I will give a geometric example involving random points in the plane. These come up in real life all the time if there is a mechanism by which points are distributed. (For example, it could be the location of a house or something)
Choose a random point $(X,Y)$ in the plane chosen uniformly from the unit circle $x^2 + y^2 = 1$ (by this I mean, the probability of $(X,Y)$ being contained in an arc of the circle is proportional to the length of the arc...you could also choose $\theta$ uniformly distributed in $[0,2\pi)$ and put $X=\cos(\theta), Y=\sin (\theta)$)
Now, the random variables $X$ and $Y$ are uncorrelated. Indeed, for any given value of $X=x$ there are always exactly two possible values of $Y$ that fit, namely $+\sqrt{1-x^2}$ and $-\sqrt{1-x^2}$. These are equally likely so both have probability $\frac{1}{2}$. Hence $E(XY|X=x) = \frac{1}{2}x\sqrt{1-x^2}+\frac{1}{2}x (-\sqrt{1-x^2})=0$. From here, you should be able to see that they are uncorrelated.
However these are not independenet! There are many ways to see why. Here is one "certificate" that shows they are not independent. (Although this doesn't really clear up the intuition of why they arent independent, you will have to think about that one). Notice $P(X>\frac{\sqrt{2}}{2}, Y>\frac{\sqrt{2}}{2})=0$ since $X^2+Y^2=1$ always. However, each probability $P(X>\frac{\sqrt{2}}{2})$ and $P(Y>\frac{\sqrt{2}}{2})$ are non-zero, so it is impossible that $P(X>\frac{\sqrt{2}}{2}, Y>\frac{\sqrt{2}}{2})=P(X>\frac{\sqrt{2}}{2})P(Y>\frac{\sqrt{2}}{2})$
Let $X$ be any random variable. Let $P\{I = 1\} = P\{I = -1\} = 1/2$, with $I$ independent of $X$. Let $Y = IX$. (Thus, $Y = \pm X$, each with probability $1/2$, independent of the value of $X$.) Then $X$ and $Y$ are uncorrelated but not independent. We could replace $I$ by any zero-mean random variable independent of $X$. [Could someone please tell me how to insert that first equation correctly?]
\{ and \}. I edited them in for you. But I think most people write parentheses instead: $P(I = 1)$ etc.
– Nate Eldredge
Jul 15 '13 at 19:38
Think about this problem visually. If the joint distribution is symmetric to the origin, then the correlation could be $0$. But the joint distribution may not be uniform in the domain. e.g. $$p(x,y) = \frac{|x| + |y|}{4}, \text{ for }x,y \in [-1,1].$$ Then the marginal densities are $p(x) = |x|/2 + 1/4$, and $p(y) = |y|/2 + 1/4$. Obviously, these two variables are not independent since they tend to appear at the corners.

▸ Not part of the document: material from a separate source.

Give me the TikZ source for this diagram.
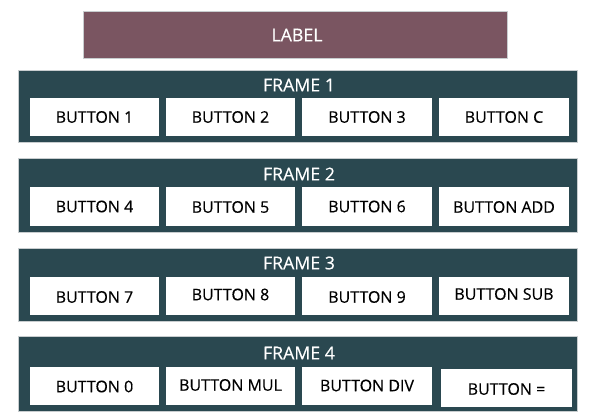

Strictly speaking, $p(x,y) \neq p(x)p(y)$. Brighter color means higher probability.
Next, it is obvious that the correlation is $0$ as $\text{Cov}(X,Y)= E(XY) -EX\cdot EY = 0$.
Another example is $p(x,y) = 1/2$, for $|x|+|y| < 1$, which is a uniform distribution over the diamond domain. Then $p(x) = 1 - |x|$, and $p(y) = 1 - |y|$. The reasoning is similar to the above example.
Consider these two physical variables:
Let's say velocity takes values between $-50$ and $+50$ miles an hour with equal probability, average velocity $0$. When velocity is $-50$ kinetic energy is $1250m$ and when velocity is $+50$ kinetic energy is also $1250m$. Because the mean velocity is zero and all velocities are equally likely, the correlation is simply proportional to the sum of the products of velocity and kinetic energy (an integral rather than a sum, in fact, because velocity is continuous). The product $KV$ when $V=-50$ is $-62500m$, and the product $KV$ when $V=50$ is $62500m$, and these terms cancel each other out in the sum. And because negative velocities occur just as much as positive velocities, the sum is composed of equal and opposite pairs, which cancel out, and the correlation is zero.